Task objective:
Skip the pictures, please, and write out exactly the lines from the opening of the data through the line containing "W, H = 778, 464".

Provided data:

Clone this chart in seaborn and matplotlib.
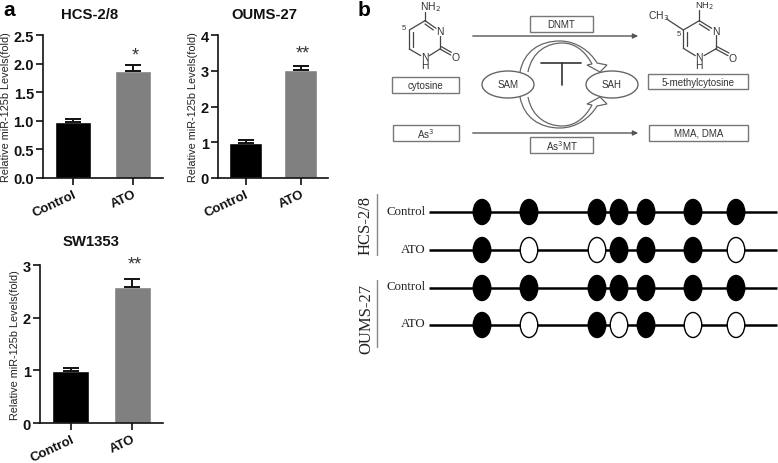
import matplotlib
matplotlib.use("Agg")
import matplotlib.pyplot as plt
import pandas as pd
import seaborn as sns
from matplotlib.patches import Ellipse, PathPatch, Rectangle
from matplotlib.path import Path

W, H = 778, 464

groups = ["Control", "ATO"]
hcs_means = [0.98, 1.87]
hcs_errs = [0.06, 0.11]
oums_means = [0.97, 3.02]
oums_errs = [0.08, 0.11]
sw_means = [0.98, 2.59]
sw_errs = [0.07, 0.15]

hcs_ticks = [0.0, 0.5, 1.0, 1.5, 2.0, 2.5]
oums_ticks = [0, 1, 2, 3, 4]
sw_ticks = [0, 1, 2, 3]

site_x = [482, 529, 597, 619, 646, 693, 736]
row_names = ["Control", "ATO", "Control", "ATO"]
row_y = [213, 251, 289, 326]
# 1 = methylated (filled), 0 = unmethylated (open)
hcs_control = [1, 1, 1, 1, 1, 1, 1]
hcs_ato = [1, 0, 0, 1, 1, 1, 0]
oums_control = [1, 1, 1, 1, 1, 1, 1]
oums_ato = [1, 0, 1, 0, 1, 0, 0]

sns.set_theme(style="ticks")
plt.rcParams["font.family"] = ["Liberation Sans", "DejaVu Sans"]
fig = plt.figure(figsize=(W / 100, H / 100), dpi=100)


def bar_panel(box, title, means, errs, ticks, fmt, stars, star_y, title_x, title_y):
    left, right, top, bottom = box
    ax = fig.add_axes([left / W, 1 - bottom / H, (right - left) / W, (bottom - top) / H])
    df = pd.DataFrame({"group": groups, "value": means})
    sns.barplot(data=df, x="group", y="value", hue="group", ax=ax, width=0.6,
                palette=["#000000", "#808080"], legend=False, saturation=1)
    ax.errorbar([0, 1], means, yerr=[[0, 0], errs], fmt="none", ecolor="#111111",
                elinewidth=1.4, capsize=5.5, capthick=1.4)
    ax.set_xlim(-0.5, 1.5)
    ax.set_ylim(ticks[0], ticks[-1])
    ax.set_yticks(ticks)
    ax.set_yticklabels([fmt.format(t) for t in ticks], fontsize=10.5, fontweight="bold", color="#111111")
    ax.set_xticks([0, 1])
    ax.set_xticklabels(groups, fontsize=9.5, fontweight="bold", rotation=25, ha="right",
                       rotation_mode="anchor", color="#111111")
    ax.set_xlabel("")
    ax.set_ylabel("Relative miR-125b Levels(fold)", fontsize=7.8, color="#222222", labelpad=2)
    ax.tick_params(axis="both", length=5, width=1.2, color="#111111", pad=1.5)
    ax.tick_params(axis="x", pad=2)
    sns.despine(ax=ax)
    for side in ["left", "bottom"]:
        ax.spines[side].set_linewidth(1.2)
        ax.spines[side].set_color("#111111")
    ax.text(1.04, star_y, stars, ha="center", va="center", fontsize=13, color="#333333", clip_on=False)
    fig.text(title_x / W, 1 - title_y / H, title, ha="center", va="center",
             fontsize=10.7, fontweight="bold", color="#111111")
    return ax


bar_panel((43, 163, 36, 179), "HCS-2/8", hcs_means, hcs_errs, hcs_ticks, "{:.1f}", "*", 2.15, 90, 15)
bar_panel((218, 328, 36, 179), "OUMS-27", oums_means, oums_errs, oums_ticks, "{:d}", "**", 3.5, 264, 15)
bar_panel((40, 163, 266, 424), "SW1353", sw_means, sw_errs, sw_ticks, "{:d}", "**", 3.02, 91, 242)

# overlay in pixel coordinates for the schematic
ov = fig.add_axes([0, 0, 1, 1], facecolor="none")
ov.set_xlim(0, W)
ov.set_ylim(H, 0)
ov.axis("off")

ov.text(3, 11, "a", fontsize=15, fontweight="bold", ha="left", va="center", color="black")
ov.text(358, 10, "b", fontsize=15, fontweight="bold", ha="left", va="center", color="black")

GREY = "#555555"


def box(x0, x1, y0, y1, label, size=7):
    ov.add_patch(Rectangle((x0, y0), x1 - x0, y1 - y0, fc="white", ec="#777777", lw=1))
    ov.text((x0 + x1) / 2, (y0 + y1) / 2, label, ha="center", va="center", fontsize=size, color="#333333")


box(530, 593, 17, 33, "DNMT")
box(392, 459, 78, 94, "cytosine")
box(648, 748, 75, 90, "5-methylcytosine")
box(393, 459, 126, 142, "As$^{3}$")
box(649, 748, 126, 142, "MMA, DMA")
box(530, 593, 138, 154, "As$^{3}$MT")

for y in [37, 134]:
    ov.annotate("", xy=(641, y), xytext=(470, y),
                arrowprops=dict(arrowstyle="-|>,head_length=0.25,head_width=0.12", color=GREY, lw=1))


def hollow_arrow(flip):
    # outline of the curved open arrow from SAM to SAH, mirrored for the lower one
    pts = [(520, 73), (524, 52), (540, 42), (560, 42), (576, 42), (590, 52), (597, 64),
           (607, 66), (600, 73), (587, 66), (592, 65),
           (585, 52), (575, 44), (562, 44), (548, 44), (532, 52), (528, 73)]
    codes = [Path.MOVETO] + [Path.CURVE4] * 6 + [Path.LINETO] * 4 + [Path.CURVE4] * 6
    if flip:
        pts = [(x, 171 - y) for x, y in pts]
    ov.add_patch(PathPatch(Path(pts, codes), fc="white", ec="#666666", lw=0.9, zorder=2))


hollow_arrow(False)
hollow_arrow(True)

for cx, label in [(508, "SAM"), (612, "SAH")]:
    ov.add_patch(Ellipse((cx, 85.5), 52, 27, fc="white", ec="#666666", lw=1, zorder=3))
    ov.text(cx, 85.5, label, ha="center", va="center", fontsize=7, color="#333333", zorder=4)

ov.plot([541, 581], [63.5, 63.5], color="#333333", lw=1.2)
ov.plot([562, 562], [63.5, 86], color="#333333", lw=1.2)


def seg(pairs):
    for (a, b, c, d) in pairs:
        ov.plot([380 + a / 3, 380 + c / 3], [b / 3, d / 3], color="#444444", lw=0.9)


def lab(x, y, s, size=7.5, **kw):
    ov.text(380 + x / 3, y / 3, s, ha="center", va="center", fontsize=size, color="#333333", **kw)


# cytosine
seg([(135, 40, 135, 65), (135, 65, 88, 93), (88, 93, 88, 150), (98, 100, 98, 143), (88, 150, 122, 170),
     (148, 170, 180, 150), (180, 150, 180, 112), (135, 65, 168, 88), (135, 75, 160, 93),
     (180, 150, 212, 168), (184, 143, 214, 160)])
lab(152, 20, "NH$_2$")
lab(180, 97, "N")
lab(135, 187, "N\nH", linespacing=0.75)
lab(227, 175, "O")
lab(72, 85, "5", 5.5)

# 5-methylcytosine
seg([(958, 32, 958, 65), (958, 65, 910, 93), (910, 93, 910, 148), (920, 100, 920, 141), (910, 148, 946, 170),
     (972, 170, 1007, 150), (1007, 150, 1007, 108), (958, 65, 995, 88), (958, 75, 988, 94),
     (1007, 150, 1044, 170), (1011, 143, 1047, 162), (860, 60, 910, 93)])
lab(975, 19, "NH$_2$", 6.8)
lab(1007, 97, "N")
lab(958, 187, "N\nH", linespacing=0.75)
lab(1057, 177, "O")
lab(835, 48, "CH$_3$")
lab(897, 103, "5", 5.5)

# methylation rows
rows = [hcs_control, hcs_ato, oums_control, oums_ato]
name_y = [212, 250, 287, 324]
for y, ny, name, states in zip(row_y, name_y, row_names, rows):
    ov.plot([429, 777], [y, y], color="black", lw=1.8, solid_capstyle="butt", zorder=1)
    ov.text(426, ny, name, ha="right", va="center", fontsize=9.3, family="Liberation Serif", color="#222222")
    for x, state in zip(site_x, states):
        ov.add_patch(Ellipse((x, y), 17.5, 25, fc="black" if state else "white", ec="black", lw=1, zorder=2))

ov.plot([377, 377], [195, 256], color="#888888", lw=1)
ov.plot([377, 377], [281, 348], color="#888888", lw=1)
ov.text(366, 225.5, "HCS-2/8", rotation=90, ha="center", va="center", fontsize=12, family="Liberation Serif", color="#222222")
ov.text(366, 319, "OUMS-27", rotation=90, ha="center", va="center", fontsize=12, family="Liberation Serif", color="#222222")

fig.savefig("out.png", dpi=100)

Solution to the problem:
Clone this chart in seaborn and matplotlib.
import matplotlib
matplotlib.use("Agg")
import matplotlib.pyplot as plt
import pandas as pd
import seaborn as sns
from matplotlib.patches import Ellipse, PathPatch, Rectangle
from matplotlib.path import Path

W, H = 778, 464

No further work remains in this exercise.